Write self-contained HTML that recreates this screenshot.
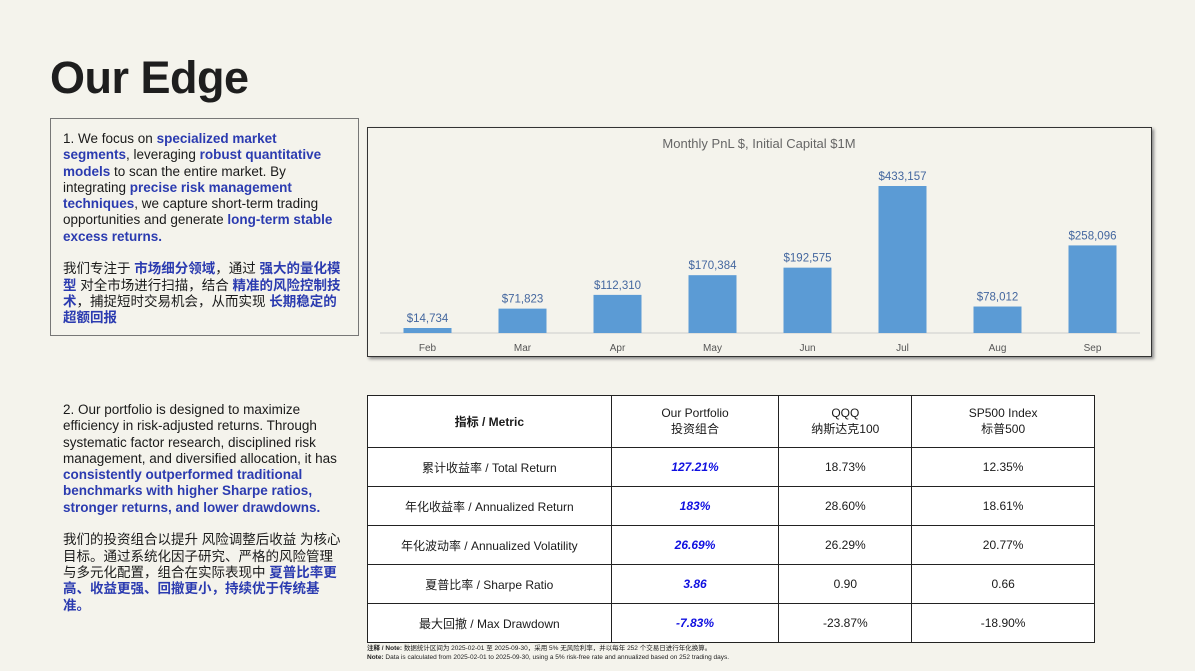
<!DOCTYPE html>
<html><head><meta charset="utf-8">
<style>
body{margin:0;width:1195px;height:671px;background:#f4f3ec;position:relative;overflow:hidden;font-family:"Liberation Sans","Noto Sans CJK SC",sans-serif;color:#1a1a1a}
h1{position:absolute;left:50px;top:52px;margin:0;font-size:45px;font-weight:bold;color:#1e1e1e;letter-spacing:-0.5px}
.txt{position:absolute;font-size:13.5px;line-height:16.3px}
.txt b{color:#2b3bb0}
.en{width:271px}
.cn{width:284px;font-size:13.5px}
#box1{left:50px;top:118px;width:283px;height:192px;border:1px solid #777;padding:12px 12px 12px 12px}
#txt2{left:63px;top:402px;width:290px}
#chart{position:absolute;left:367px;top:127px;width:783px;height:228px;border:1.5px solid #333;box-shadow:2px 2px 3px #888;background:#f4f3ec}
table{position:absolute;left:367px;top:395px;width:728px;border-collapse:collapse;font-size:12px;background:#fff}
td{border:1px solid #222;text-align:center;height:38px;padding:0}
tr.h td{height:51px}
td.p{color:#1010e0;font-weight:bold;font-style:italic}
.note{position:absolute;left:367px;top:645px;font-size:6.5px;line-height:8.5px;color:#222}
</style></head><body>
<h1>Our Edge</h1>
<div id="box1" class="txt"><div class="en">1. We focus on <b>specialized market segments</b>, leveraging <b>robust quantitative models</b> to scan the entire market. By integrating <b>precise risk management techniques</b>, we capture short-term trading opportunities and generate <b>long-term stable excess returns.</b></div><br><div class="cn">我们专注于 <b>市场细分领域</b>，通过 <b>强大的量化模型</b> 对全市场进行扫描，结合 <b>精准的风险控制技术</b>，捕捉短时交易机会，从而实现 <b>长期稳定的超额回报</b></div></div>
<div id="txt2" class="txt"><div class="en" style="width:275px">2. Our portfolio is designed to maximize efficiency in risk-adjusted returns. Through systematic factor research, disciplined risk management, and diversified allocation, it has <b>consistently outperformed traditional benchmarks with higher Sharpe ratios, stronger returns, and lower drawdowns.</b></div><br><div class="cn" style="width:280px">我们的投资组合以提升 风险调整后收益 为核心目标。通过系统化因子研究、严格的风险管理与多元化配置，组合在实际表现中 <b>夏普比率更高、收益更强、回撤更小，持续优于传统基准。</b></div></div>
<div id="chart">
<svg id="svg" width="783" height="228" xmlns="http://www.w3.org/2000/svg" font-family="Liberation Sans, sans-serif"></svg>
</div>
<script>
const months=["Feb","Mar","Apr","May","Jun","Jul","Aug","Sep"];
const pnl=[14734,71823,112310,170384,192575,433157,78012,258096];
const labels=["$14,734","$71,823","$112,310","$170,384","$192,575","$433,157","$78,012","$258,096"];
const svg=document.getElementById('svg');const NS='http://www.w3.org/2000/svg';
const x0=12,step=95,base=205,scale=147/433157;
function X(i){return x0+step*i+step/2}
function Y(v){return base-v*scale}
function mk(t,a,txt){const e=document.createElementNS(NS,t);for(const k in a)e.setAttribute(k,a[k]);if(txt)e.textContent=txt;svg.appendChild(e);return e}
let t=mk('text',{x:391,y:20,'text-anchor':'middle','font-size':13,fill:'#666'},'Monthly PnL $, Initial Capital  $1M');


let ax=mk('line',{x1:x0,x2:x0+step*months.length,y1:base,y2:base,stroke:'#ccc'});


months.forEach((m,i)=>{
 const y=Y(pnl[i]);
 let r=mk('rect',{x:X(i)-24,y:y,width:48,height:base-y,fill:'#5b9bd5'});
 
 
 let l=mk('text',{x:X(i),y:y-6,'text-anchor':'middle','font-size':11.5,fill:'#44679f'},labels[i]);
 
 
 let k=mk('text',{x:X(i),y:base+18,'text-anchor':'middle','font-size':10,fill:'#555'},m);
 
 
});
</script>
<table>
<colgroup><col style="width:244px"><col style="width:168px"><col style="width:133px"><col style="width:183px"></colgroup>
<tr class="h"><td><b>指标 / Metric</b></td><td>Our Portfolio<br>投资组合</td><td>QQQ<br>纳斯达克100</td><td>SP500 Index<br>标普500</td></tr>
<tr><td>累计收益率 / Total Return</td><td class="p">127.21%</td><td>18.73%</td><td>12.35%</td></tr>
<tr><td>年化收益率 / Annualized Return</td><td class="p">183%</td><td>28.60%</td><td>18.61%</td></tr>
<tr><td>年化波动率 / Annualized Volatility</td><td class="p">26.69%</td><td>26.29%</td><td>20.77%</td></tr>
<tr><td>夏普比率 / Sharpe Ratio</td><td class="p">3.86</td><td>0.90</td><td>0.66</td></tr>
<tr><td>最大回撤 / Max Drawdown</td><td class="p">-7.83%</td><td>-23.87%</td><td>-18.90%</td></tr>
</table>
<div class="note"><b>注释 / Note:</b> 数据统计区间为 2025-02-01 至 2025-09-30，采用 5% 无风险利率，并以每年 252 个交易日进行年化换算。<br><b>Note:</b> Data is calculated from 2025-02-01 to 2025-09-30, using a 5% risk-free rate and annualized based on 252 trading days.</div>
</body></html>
⁂
TASK REQUIREMENTS —
Give every line back word for word and leave the pictures out.

RESULT —
Write self-contained HTML that recreates this screenshot.
<!DOCTYPE html>
<html><head><meta charset="utf-8">
<style>
body{margin:0;width:1195px;height:671px;background:#f4f3ec;position:relative;overflow:hidden;font-family:"Liberation Sans","Noto Sans CJK SC",sans-serif;color:#1a1a1a}
h1{position:absolute;left:50px;top:52px;margin:0;font-size:45px;font-weight:bold;color:#1e1e1e;letter-spacing:-0.5px}
.txt{position:absolute;font-size:13.5px;line-height:16.3px}
.txt b{color:#2b3bb0}
.en{width:271px}
.cn{width:284px;font-size:13.5px}
#box1{left:50px;top:118px;width:283px;height:192px;border:1px solid #777;padding:12px 12px 12px 12px}
#txt2{left:63px;top:402px;width:290px}
#chart{position:absolute;left:367px;top:127px;width:783px;height:228px;border:1.5px solid #333;box-shadow:2px 2px 3px #888;background:#f4f3ec}
table{position:absolute;left:367px;top:395px;width:728px;border-collapse:collapse;font-size:12px;background:#fff}
td{border:1px solid #222;text-align:center;height:38px;padding:0}
tr.h td{height:51px}
td.p{color:#1010e0;font-weight:bold;font-style:italic}
.note{position:absolute;left:367px;top:645px;font-size:6.5px;line-height:8.5px;color:#222}
</style></head><body>
<h1>Our Edge</h1>
<div id="box1" class="txt"><div class="en">1. We focus on <b>specialized market segments</b>, leveraging <b>robust quantitative models</b> to scan the entire market. By integrating <b>precise risk management techniques</b>, we capture short-term trading opportunities and generate <b>long-term stable excess returns.</b></div><br><div class="cn">我们专注于 <b>市场细分领域</b>，通过 <b>强大的量化模型</b> 对全市场进行扫描，结合 <b>精准的风险控制技术</b>，捕捉短时交易机会，从而实现 <b>长期稳定的超额回报</b></div></div>
<div id="txt2" class="txt"><div class="en" style="width:275px">2. Our portfolio is designed to maximize efficiency in risk-adjusted returns. Through systematic factor research, disciplined risk management, and diversified allocation, it has <b>consistently outperformed traditional benchmarks with higher Sharpe ratios, stronger returns, and lower drawdowns.</b></div><br><div class="cn" style="width:280px">我们的投资组合以提升 风险调整后收益 为核心目标。通过系统化因子研究、严格的风险管理与多元化配置，组合在实际表现中 <b>夏普比率更高、收益更强、回撤更小，持续优于传统基准。</b></div></div>
<div id="chart">
<svg id="svg" width="783" height="228" xmlns="http://www.w3.org/2000/svg" font-family="Liberation Sans, sans-serif"></svg>
</div>
<script>
const months=["Feb","Mar","Apr","May","Jun","Jul","Aug","Sep"];
const pnl=[14734,71823,112310,170384,192575,433157,78012,258096];
const labels=["$14,734","$71,823","$112,310","$170,384","$192,575","$433,157","$78,012","$258,096"];
const svg=document.getElementById('svg');const NS='http://www.w3.org/2000/svg';
const x0=12,step=95,base=205,scale=147/433157;
function X(i){return x0+step*i+step/2}
function Y(v){return base-v*scale}
function mk(t,a,txt){const e=document.createElementNS(NS,t);for(const k in a)e.setAttribute(k,a[k]);if(txt)e.textContent=txt;svg.appendChild(e);return e}
let t=mk('text',{x:391,y:20,'text-anchor':'middle','font-size':13,fill:'#666'},'Monthly PnL $, Initial Capital  $1M');


let ax=mk('line',{x1:x0,x2:x0+step*months.length,y1:base,y2:base,stroke:'#ccc'});


months.forEach((m,i)=>{
 const y=Y(pnl[i]);
 let r=mk('rect',{x:X(i)-24,y:y,width:48,height:base-y,fill:'#5b9bd5'});
 
 
 let l=mk('text',{x:X(i),y:y-6,'text-anchor':'middle','font-size':11.5,fill:'#44679f'},labels[i]);
 
 
 let k=mk('text',{x:X(i),y:base+18,'text-anchor':'middle','font-size':10,fill:'#555'},m);
 
 
});
</script>
<table>
<colgroup><col style="width:244px"><col style="width:168px"><col style="width:133px"><col style="width:183px"></colgroup>
<tr class="h"><td><b>指标 / Metric</b></td><td>Our Portfolio<br>投资组合</td><td>QQQ<br>纳斯达克100</td><td>SP500 Index<br>标普500</td></tr>
<tr><td>累计收益率 / Total Return</td><td class="p">127.21%</td><td>18.73%</td><td>12.35%</td></tr>
<tr><td>年化收益率 / Annualized Return</td><td class="p">183%</td><td>28.60%</td><td>18.61%</td></tr>
<tr><td>年化波动率 / Annualized Volatility</td><td class="p">26.69%</td><td>26.29%</td><td>20.77%</td></tr>
<tr><td>夏普比率 / Sharpe Ratio</td><td class="p">3.86</td><td>0.90</td><td>0.66</td></tr>
<tr><td>最大回撤 / Max Drawdown</td><td class="p">-7.83%</td><td>-23.87%</td><td>-18.90%</td></tr>
</table>
<div class="note"><b>注释 / Note:</b> 数据统计区间为 2025-02-01 至 2025-09-30，采用 5% 无风险利率，并以每年 252 个交易日进行年化换算。<br><b>Note:</b> Data is calculated from 2025-02-01 to 2025-09-30, using a 5% risk-free rate and annualized based on 252 trading days.</div>
</body></html>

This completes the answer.